China Leads the Durian Global Demand Increase — Is There an Investment Opportunity?
Key takeaways
- Durian fruit exports have increased 400% year-on-year, according to a new HSBC report
- The trend is led by China’s increased cultural importance for the expensive fruit
- Thailand is responsible for 99% of all durian fruit exports
Sometimes, the heart wants what the heart wants — and that’s the durian fruit, also known as the world’s stinkiest plant. The so-called King of Fruits has seen a sharp increase in popularity, led by China’s cultural traditions, which begs the question — is there an investment opportunity?
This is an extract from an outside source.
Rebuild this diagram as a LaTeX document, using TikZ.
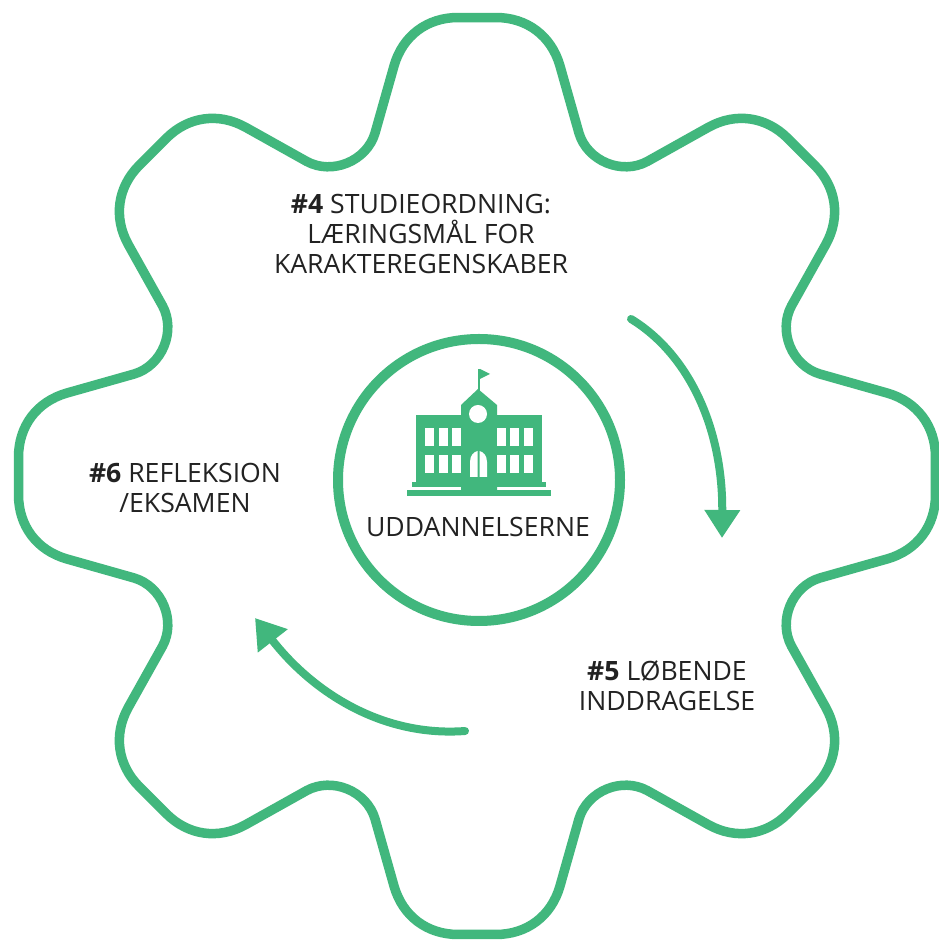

Let’s dive into the world of the durian fruit, why it’s grown in popularity in China and how you might be able to capitalize on the commodity.
Why is Durian fruit so popular?
To some, it smells overly sweet; to others, it’s the pungent aroma of socks. But chances are, you’ve probably not been around one yourself. The durian fruit grows mainly in Thailand, Malaysia and Indonesia.
Banking giant HSBC confirmed demand for the smelly fruit had grown 400% year-on-year, boosted by a “craze” in China for the expensive fruit. According to the report, China has imported $6 billion worth of durians over the past two years, accounting for 91% of global demand.
Why is it such a desirable item in China? Cultural consumption. The durian fruit fetches up to $10 a kilo, making the pungent plant a status symbol for wealth in the country. Durian fruits are also popular as customary gifts to friends and family when a couple gets engaged.
Is there an investment opportunity?
What if we wanted to capitalize on the durian fruit craze in China? Well, roughly 90% of durians are grown in the ten-member Association of Southeast Nations (ASEAN) bloc, which is up from 60% seven years ago.
And the bloc is keen to consolidate its dominance in the durian fruit industry. The 15-nation Regional Comprehensive Economic Partnership (RCEP) free trade deal, which involves the ASEAN countries and China, Japan, South Korea, Australia and New Zealand, has lowered taxes and made customs procedures simpler since it took effect last year.
Unfortunately, there’s no direct way to invest in this opportunity, though given 99% of durian exports are from Thailand, it may be worth considering something like the iShares MSCI Thailand ETF or the Franklin FTSE Thailand ETF to get potential indirect exposure to the trend.
In the report, HSBC’s ASEAN Economist Aris Dacanay wrote, “The market in China is so large that there is plenty of room for other ASEAN nations to jump right in and compete — a durian ‘rush’ of sort”. That implies we could see other countries getting in on the action — and more long-term investment opportunities popping up along the way.
The bottom line
We definitely didn’t expect to see a sharp increase in popularity for the world’s smelliest fruit, but given the high price a durian fruit fetches and its subsequent status symbol in China, the King of Fruits is a hot commodity.
Unfortunately, it’s too young of an industry to invest in as an outsider right now. But that doesn’t mean there won’t be opportunities in the future to take advantage of, especially if the Chinese trend persists.